PROBLEM ->
Your copy of the material below should match it exactly, except that it holds no pictures.

** START PROVIDED MATERIAL **

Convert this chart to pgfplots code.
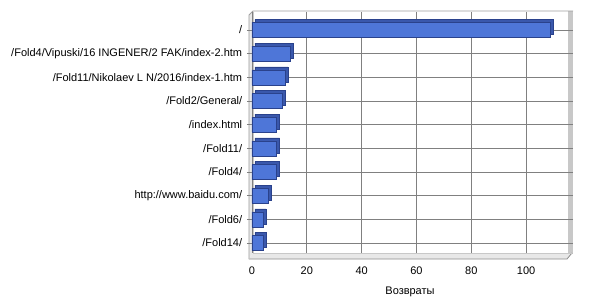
\documentclass[border=0pt]{standalone}
\usepackage{pgfplots}
\pgfplotsset{compat=1.18}
\usepackage{fontspec}
\setmainfont{Liberation Sans}
\definecolor{barfront}{RGB}{78,118,216}
\definecolor{barside}{RGB}{58,88,172}
\definecolor{baredge}{RGB}{42,66,140}
\definecolor{wallgray}{RGB}{200,200,200}
\definecolor{floorfill}{RGB}{232,232,232}
\definecolor{gridgray}{RGB}{128,128,128}
\begin{document}
\fontsize{11bp}{13bp}\selectfont
\begin{tikzpicture}
\path[use as bounding box] (-252bp,-47bp) rectangle (348bp,253bp);
% 3D frame (decoration)
\fill[wallgray] (316bp,-1bp) rectangle (321bp,242bp);
\fill[floorfill] (-3bp,-6bp) -- (315bp,-6bp) -- (320bp,0bp) -- (1bp,0bp) -- cycle;
\draw[wallgray!70!black, line width=0.8bp] (-3bp,-6bp) -- (315bp,-6bp) -- (320bp,0bp);
\draw[wallgray, line width=0.8bp] (1bp,0bp) -- (320bp,0bp);
\fill[floorfill] (-3bp,-6bp) -- (-3bp,238bp) -- (1bp,242bp) -- (1bp,0bp) -- cycle;
\draw[wallgray!80!black, line width=0.8bp] (-3bp,-6bp) -- (-3bp,238bp) -- (1bp,242bp) -- (321bp,242bp);
\draw[wallgray, line width=0.8bp] (1bp,0bp) -- (1bp,241bp);
\begin{axis}[
  at={(0,0)}, anchor=south west,
  scale only axis,
  width=316bp, height=241bp,
  xmin=0, xmax=115.3,
  ymin=-0.76, ymax=9.42,
  y dir=reverse,
  axis line style={draw=none},
  xtick={0,20,40,60,80,100},
  ytick={0,1,2,3,4,5,6,7,8,9},
  yticklabels={/,/Fold4/Vipuski/16 INGENER/2 FAK/index-2.htm,/Fold11/Nikolaev L N/2016/index-1.htm,/Fold2/General/,/index.html,/Fold11/,/Fold4/,http://www.baidu.com/,/Fold6/,/Fold14/},
  xmajorgrids, ymajorgrids,
  grid style={gridgray, line width=0.8bp},
  xtick style={draw=none},
  ytick style={gridgray, line width=0.8bp},
  major tick length=5bp,
  tick align=outside,
  tick label style={font=\fontsize{11bp}{13bp}\selectfont},
  /pgf/number format/assume math mode=true,
  xticklabel style={yshift=-5bp},
  yticklabel style={xshift=-1bp},
  xlabel={Возвраты},
  xlabel style={font=\fontsize{11bp}{13bp}\selectfont, yshift=-5bp},
]
\addplot[xbar, bar shift=0pt, bar width=15bp, fill=barside, draw=baredge, line width=0.6bp, xshift=3bp, yshift=3bp] table[x=v, y=i] {
i v
0 109
1 14
2 12
3 11
4 9
5 9
6 9
7 6
8 4
9 4
};
\addplot[xbar, bar shift=0pt, bar width=15bp, fill=barfront, draw=baredge, line width=0.6bp] table[x=v, y=i] {
i v
0 109
1 14
2 12
3 11
4 9
5 9
6 9
7 6
8 4
9 4
};
\end{axis}
\end{tikzpicture}
\end{document}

** END PROVIDED MATERIAL **

CORRECT RESPONSE ->
Convert this chart to pgfplots code.
\documentclass[border=0pt]{standalone}
\usepackage{pgfplots}
\pgfplotsset{compat=1.18}
\usepackage{fontspec}
\setmainfont{Liberation Sans}
\definecolor{barfront}{RGB}{78,118,216}
\definecolor{barside}{RGB}{58,88,172}
\definecolor{baredge}{RGB}{42,66,140}
\definecolor{wallgray}{RGB}{200,200,200}
\definecolor{floorfill}{RGB}{232,232,232}
\definecolor{gridgray}{RGB}{128,128,128}
\begin{document}
\fontsize{11bp}{13bp}\selectfont
\begin{tikzpicture}
\path[use as bounding box] (-252bp,-47bp) rectangle (348bp,253bp);
% 3D frame (decoration)
\fill[wallgray] (316bp,-1bp) rectangle (321bp,242bp);
\fill[floorfill] (-3bp,-6bp) -- (315bp,-6bp) -- (320bp,0bp) -- (1bp,0bp) -- cycle;
\draw[wallgray!70!black, line width=0.8bp] (-3bp,-6bp) -- (315bp,-6bp) -- (320bp,0bp);
\draw[wallgray, line width=0.8bp] (1bp,0bp) -- (320bp,0bp);
\fill[floorfill] (-3bp,-6bp) -- (-3bp,238bp) -- (1bp,242bp) -- (1bp,0bp) -- cycle;
\draw[wallgray!80!black, line width=0.8bp] (-3bp,-6bp) -- (-3bp,238bp) -- (1bp,242bp) -- (321bp,242bp);
\draw[wallgray, line width=0.8bp] (1bp,0bp) -- (1bp,241bp);
\begin{axis}[
  at={(0,0)}, anchor=south west,
  scale only axis,
  width=316bp, height=241bp,
  xmin=0, xmax=115.3,
  ymin=-0.76, ymax=9.42,
  y dir=reverse,
  axis line style={draw=none},
  xtick={0,20,40,60,80,100},
  ytick={0,1,2,3,4,5,6,7,8,9},
  yticklabels={/,/Fold4/Vipuski/16 INGENER/2 FAK/index-2.htm,/Fold11/Nikolaev L N/2016/index-1.htm,/Fold2/General/,/index.html,/Fold11/,/Fold4/,http://www.baidu.com/,/Fold6/,/Fold14/},
  xmajorgrids, ymajorgrids,
  grid style={gridgray, line width=0.8bp},
  xtick style={draw=none},
  ytick style={gridgray, line width=0.8bp},
  major tick length=5bp,
  tick align=outside,
  tick label style={font=\fontsize{11bp}{13bp}\selectfont},
  /pgf/number format/assume math mode=true,
  xticklabel style={yshift=-5bp},
  yticklabel style={xshift=-1bp},
  xlabel={Возвраты},
  xlabel style={font=\fontsize{11bp}{13bp}\selectfont, yshift=-5bp},
]
\addplot[xbar, bar shift=0pt, bar width=15bp, fill=barside, draw=baredge, line width=0.6bp, xshift=3bp, yshift=3bp] table[x=v, y=i] {
i v
0 109
1 14
2 12
3 11
4 9
5 9
6 9
7 6
8 4
9 4
};
\addplot[xbar, bar shift=0pt, bar width=15bp, fill=barfront, draw=baredge, line width=0.6bp] table[x=v, y=i] {
i v
0 109
1 14
2 12
3 11
4 9
5 9
6 9
7 6
8 4
9 4
};
\end{axis}
\end{tikzpicture}
\end{document}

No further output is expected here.